Of course, love can impose a greater burden on us than everything else. That is why, I suspect, so many people avoid thinking about Christ at all. Once we acknowledge what He did for us, we can no longer call our lives our own. If another person were to die while rescuing you, after all, you would feel compelled to live a life that counted. We don’t want to acknowledge that what we do or don’t do is that important.
But, of course, it is. From Adam and Eve on, God has always taken the decisions of men very seriously. Yes, that is frightening. But it can also be thrilling--what Chesterton persists in calling "the great adventure."

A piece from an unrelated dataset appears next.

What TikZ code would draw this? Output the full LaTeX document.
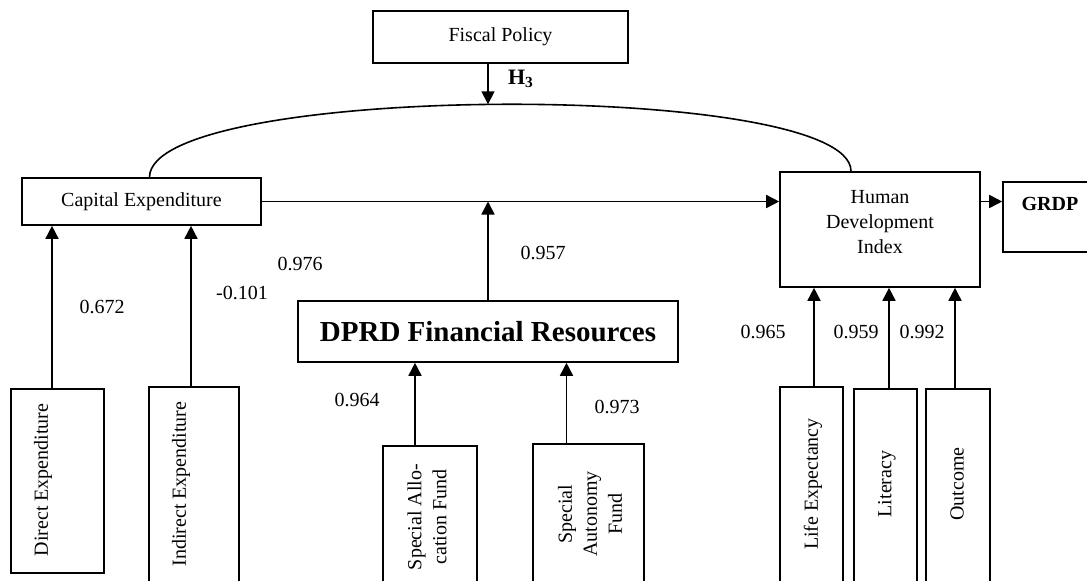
\documentclass[tikz,border=0pt]{standalone}
\usepackage{fontspec}
\setmainfont{Liberation Serif}
\usetikzlibrary{arrows.meta}
\begin{document}
\begin{tikzpicture}
	[	x=0.5pt,y=-0.5pt,
	box/.style={rectangle,draw=black,line width=0.8pt,inner sep=0pt,font=\fontsize{10}{12.5}\selectfont},
	plain/.style={draw=none,fill=none,inner sep=0pt,font=\fontsize{10}{12.5}\selectfont},
	vtext/.style={plain,rotate=90,align=center},
	link/.style={-{Triangle[length=6.5pt,width=6.5pt]},line width=0.8pt}
	]
	\useasboundingbox (0,0) rectangle (1087,580);
	\clip (0,0) rectangle (1087,580);
	% top row
	\node[box,minimum width=127.5pt,minimum height=26pt] (fiscal) at (500.5,37){Fiscal Policy};
	\node[box,minimum width=119.5pt,minimum height=23.5pt] (cap) at (141.5,201.5){Capital Expenditure};
	\node[box,minimum width=100pt,minimum height=57.5pt] (hdi) at (880,229.5){};
	\node[plain,align=center] (hdi-txt) at (880,222){Human\\Development\\Index};
	\node[box,minimum width=48.5pt,minimum height=35pt] (grdp) at (1051.5,217){};
	\node[plain,font=\fontsize{10}{12.5}\selectfont\bfseries] (grdp-txt) at (1050,204){GRDP};
	\node[box,minimum width=190pt,minimum height=30.5pt,font=\fontsize{14.5}{17}\selectfont\bfseries] (dprd) at (488,331.5){DPRD Financial Resources};
	% indicator boxes
	\node[box,minimum width=46.5pt,minimum height=92pt] (direct) at (57.5,481){};
	\node[box,minimum width=45pt,minimum height=106.5pt] (indirect) at (194,493.5){};
	\node[box,minimum width=47pt,minimum height=77pt] (saf) at (430,523){};
	\node[box,minimum width=55.5pt,minimum height=78pt] (sauf) at (588.5,522){};
	\node[box,minimum width=31.5pt,minimum height=106.5pt] (life) at (811.5,493.5){};
	\node[box,minimum width=31.5pt,minimum height=105.5pt] (literacy) at (885.5,494.5){};
	\node[box,minimum width=32pt,minimum height=105.5pt] (outcome) at (958,494.5){};
\node[vtext] at (43,480){Direct Expenditure};
\node[vtext] at (181,484){Indirect Expenditure};
\node[vtext] at (427,517){Special Allo-\\cation Fund};
\node[vtext] at (590,514){Special\\Autonomy\\Fund};
\node[vtext] at (813,484){Life Expectancy};
\node[vtext] at (887,484){Literacy};
\node[vtext] at (957,484){Outcome};
	% coefficients
\node[plain] at (102,307){0.672};
\node[plain] at (242,293){-0.101};
\node[plain] at (300,264){0.976};
\node[plain] at (543,253){0.957};
\node[plain] at (357,400){0.964};
\node[plain] at (617,407){0.973};
\node[plain] at (763,332){0.965};
\node[plain] at (856,332){0.959};
\node[plain] at (922,332){0.992};
\node[plain,font=\fontsize{11}{13}\selectfont\bfseries] at (521,79){H\textsubscript{3}};
	% moderating curve
	\draw[line width=0.8pt] ([xshift=4pt]cap.north) .. controls (150,82) and (851,80) .. ([xshift=-14.5pt]hdi.north) coordinate[pos=0.5] (arctop);
	\draw[link] (fiscal.south -| dprd.north) -- (arctop -| dprd.north);
	% paths
	\draw[link] (cap.east) -- (cap.east -| hdi.west);
	\draw[link] (dprd.north) -- (dprd.north |- cap.east);
	\draw[link] (hdi.east |- cap.east) -- (grdp.west |- cap.east);
	\draw[link] ([xshift=-2.75pt]direct.north) -- ([xshift=-2.75pt]direct.north |- cap.south);
	\draw[link] ([xshift=-1.5pt]indirect.north) -- ([xshift=-1.5pt]indirect.north |- cap.south);
	\draw[link] ([xshift=-7.5pt]saf.north) -- ([xshift=-7.5pt]saf.north |- dprd.south);
	\draw[link] ([xshift=-11pt]sauf.north) -- ([xshift=-11pt]sauf.north |- dprd.south);
	\draw[link] ([xshift=1.25pt]life.north) -- ([xshift=1.25pt]life.north |- hdi.south);
	\draw[link] ([xshift=1.75pt]literacy.north) -- ([xshift=1.75pt]literacy.north |- hdi.south);
	\draw[link] ([xshift=-1.5pt]outcome.north) -- ([xshift=-1.5pt]outcome.north |- hdi.south);
\end{tikzpicture}
\end{document}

Buechner speaks of God "sending us off on an extraordinary and fateful journey for which there are no sure maps and whose end we will never know until we get there." As in one of those "quest" type of computer games that are so popular these days, we are given everything we will need. If we choose to discard some of it along the way or wander off into dangerous detours, we must bear the consequences of our choices.
And, instead of being provided with a static set of rules, we are expected to be so filled with our Lord’s Spirit that we will always act, as He did, from love. No, it isn’t easy. He will shake up our lives as we’ve never been shaken before. One of the characters in Lewis’ Narnia series says of Aslan (the lion who represents Christ) "Who said anything about safe? Course he isn’t safe. But He’s good. He’s the King, I tell you."
And who else in heaven or earth can offer us such a challenge? His is the voice which, Buechner writes, "if we only had courage and heart enough we would follow to the end of time."